I ordered this birds’ nest cake. As ignorant as I was, I ordered this dish assuming that I should see something that look like a bird’s nest. But it’s actually the bird’s nest that one would find in a soup form. And for those of you who buys this stuff know it it isn’t cheap. Oops. This cake, if you will, is actually a coconut flavored jelly (the bottom, white base) and the bird’s nest portion is on top with a gelatin base. Tasty but I wouldn’t have ordered it if I knew because I don’t get the actual texture of the nest.

So that’s the end of this food porn journey of Sportful Garden’s dim sum. If you were to visit this place, I suggest you get the traditional dishes (har gaw, shu mai, cheong fun, etc.) and the swirled buns and the egg custard layer cake. If you like jellies, order them.

Address:
Sportful Garden Restaurant

Tai Tung Bldg, 1/F
8 Fleming Rd, Wan Chai
Wan Chai, Hong Kong



  • kim

    oh my gosh, everything looked scrumptious! They’re so meticulously structured. It’s amazing!

  • thewanderingeater

    kim: Yes! They’re all so delicious. I miss Hong Kong dim sum. [sobs]

  • anonymous

    omg, this looks amazing. can you recommend any good dim sum places in ny?

  • Sherry

    I went to this dim sum place once in my life and it was the best experience. My favorites were the Hainan Chicken Rice dish and of course, the swirly buns. I can’t find another dim sum place that has it!!!

  • http://simplemornings.blogspot.com amy

    omg. i thnk i just died in your post. dim sum is like one of my favouritest favouritest food in the world!:):):)

  • thewanderingeater

    anonymous: Urm…I heard of a few good places in Chinatown that are good (but I never been): Golden Unicorn, Jing Fong, Ping, etc. As for the HK-like style (and pricier) dim sum suggestion is Chinatown Brasserie in NoHo (again, I haven’t been yet).

    Sherry: It is indeed awesome. I have yet to write/post my dinner experiences here. I don’t think I have their Hainan chicken rice dish though.

    amy: Haha…! :) Dim sum is awesome (if done well, of course)!

  • http://www.lovefeasttable.com Kristin and Chris Ann

    Thank you for sharing! I have yet to find good congee like when I was in Hong Kong and the Philippines.

  • Eugene Liu

    Wow..how much food did you eat?! I went to the Sportful Gardens in Wanchai for Chinese New Year…http://thehomefoodcook.blogspot.com.au/2012/02/four-days-of-hong-kong-food-part-1.html. It was my first dim sum while I was back in Hong Kong and I have to say it was goood.

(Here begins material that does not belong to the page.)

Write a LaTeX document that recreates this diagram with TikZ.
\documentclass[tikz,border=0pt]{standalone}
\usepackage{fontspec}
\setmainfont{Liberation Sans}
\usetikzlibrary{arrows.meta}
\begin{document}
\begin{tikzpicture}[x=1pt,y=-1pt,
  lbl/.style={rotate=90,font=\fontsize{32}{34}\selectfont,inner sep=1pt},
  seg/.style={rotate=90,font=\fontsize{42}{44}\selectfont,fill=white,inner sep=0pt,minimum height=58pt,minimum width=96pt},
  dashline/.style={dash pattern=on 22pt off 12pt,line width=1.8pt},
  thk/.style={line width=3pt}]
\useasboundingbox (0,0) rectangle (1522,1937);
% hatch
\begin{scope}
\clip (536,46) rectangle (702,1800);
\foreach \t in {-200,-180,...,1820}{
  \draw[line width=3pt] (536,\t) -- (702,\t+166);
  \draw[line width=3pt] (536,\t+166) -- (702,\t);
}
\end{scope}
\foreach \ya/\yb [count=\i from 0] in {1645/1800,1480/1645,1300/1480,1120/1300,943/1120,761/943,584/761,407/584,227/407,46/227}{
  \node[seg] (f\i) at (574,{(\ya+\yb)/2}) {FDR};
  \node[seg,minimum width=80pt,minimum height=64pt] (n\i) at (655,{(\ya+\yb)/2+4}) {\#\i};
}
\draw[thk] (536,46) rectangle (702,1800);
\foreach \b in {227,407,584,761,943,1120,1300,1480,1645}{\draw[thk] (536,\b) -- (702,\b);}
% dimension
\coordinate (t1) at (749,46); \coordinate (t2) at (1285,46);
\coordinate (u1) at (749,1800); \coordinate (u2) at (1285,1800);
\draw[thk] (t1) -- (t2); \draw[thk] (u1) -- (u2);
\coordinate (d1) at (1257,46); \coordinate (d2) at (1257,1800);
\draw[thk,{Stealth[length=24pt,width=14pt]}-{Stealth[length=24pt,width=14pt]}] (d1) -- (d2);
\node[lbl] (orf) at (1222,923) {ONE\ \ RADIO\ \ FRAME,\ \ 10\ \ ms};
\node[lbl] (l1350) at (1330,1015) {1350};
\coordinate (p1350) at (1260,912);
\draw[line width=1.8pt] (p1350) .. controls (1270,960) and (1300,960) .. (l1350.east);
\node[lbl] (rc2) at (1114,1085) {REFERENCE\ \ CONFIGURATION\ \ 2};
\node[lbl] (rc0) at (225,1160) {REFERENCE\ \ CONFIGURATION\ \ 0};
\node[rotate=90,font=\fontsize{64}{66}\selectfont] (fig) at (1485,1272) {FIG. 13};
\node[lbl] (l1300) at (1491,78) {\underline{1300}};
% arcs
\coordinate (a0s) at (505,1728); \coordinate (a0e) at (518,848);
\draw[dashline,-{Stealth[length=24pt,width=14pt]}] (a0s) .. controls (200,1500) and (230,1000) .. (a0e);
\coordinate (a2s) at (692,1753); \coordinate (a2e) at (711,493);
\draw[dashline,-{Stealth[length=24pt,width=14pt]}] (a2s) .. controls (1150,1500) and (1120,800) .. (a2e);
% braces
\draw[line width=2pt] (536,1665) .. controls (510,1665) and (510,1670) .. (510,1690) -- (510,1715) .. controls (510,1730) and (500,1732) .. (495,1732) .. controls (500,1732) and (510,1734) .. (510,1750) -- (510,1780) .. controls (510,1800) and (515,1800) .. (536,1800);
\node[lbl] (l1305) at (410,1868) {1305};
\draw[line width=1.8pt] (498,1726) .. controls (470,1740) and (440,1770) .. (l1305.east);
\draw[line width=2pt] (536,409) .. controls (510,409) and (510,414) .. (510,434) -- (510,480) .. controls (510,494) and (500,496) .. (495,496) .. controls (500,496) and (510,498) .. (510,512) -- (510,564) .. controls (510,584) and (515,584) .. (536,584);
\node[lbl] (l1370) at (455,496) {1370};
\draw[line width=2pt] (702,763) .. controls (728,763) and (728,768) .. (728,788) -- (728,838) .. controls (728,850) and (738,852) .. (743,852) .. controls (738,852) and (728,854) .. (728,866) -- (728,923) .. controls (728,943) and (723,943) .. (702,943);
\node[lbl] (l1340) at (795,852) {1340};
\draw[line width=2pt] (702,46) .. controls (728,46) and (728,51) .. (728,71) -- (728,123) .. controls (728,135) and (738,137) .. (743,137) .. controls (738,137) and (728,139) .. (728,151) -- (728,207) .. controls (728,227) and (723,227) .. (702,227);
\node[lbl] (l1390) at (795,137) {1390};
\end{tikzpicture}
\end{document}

Can’t beat dim sum in HK!

    • http://thewanderingeater.com/ Tina “The Wandering Eater”

      This was a mash-up of multiple visits in one post. Sportful Gardens was a great experience. And I do agree with you that Hong Kong’s dim sum experience is unparalleled to other country in the world.

      • thehomefoodcook

        It sure is! I’m in Sydney and there are a few nice dim sum places around here but it just doesn’t hit the spot quite like it does in HK. The good thing about here though is that they still use the trolleys to go around the tables and I like that atmosphere, whereas the trolleys are getting quite rare in HK nowdays.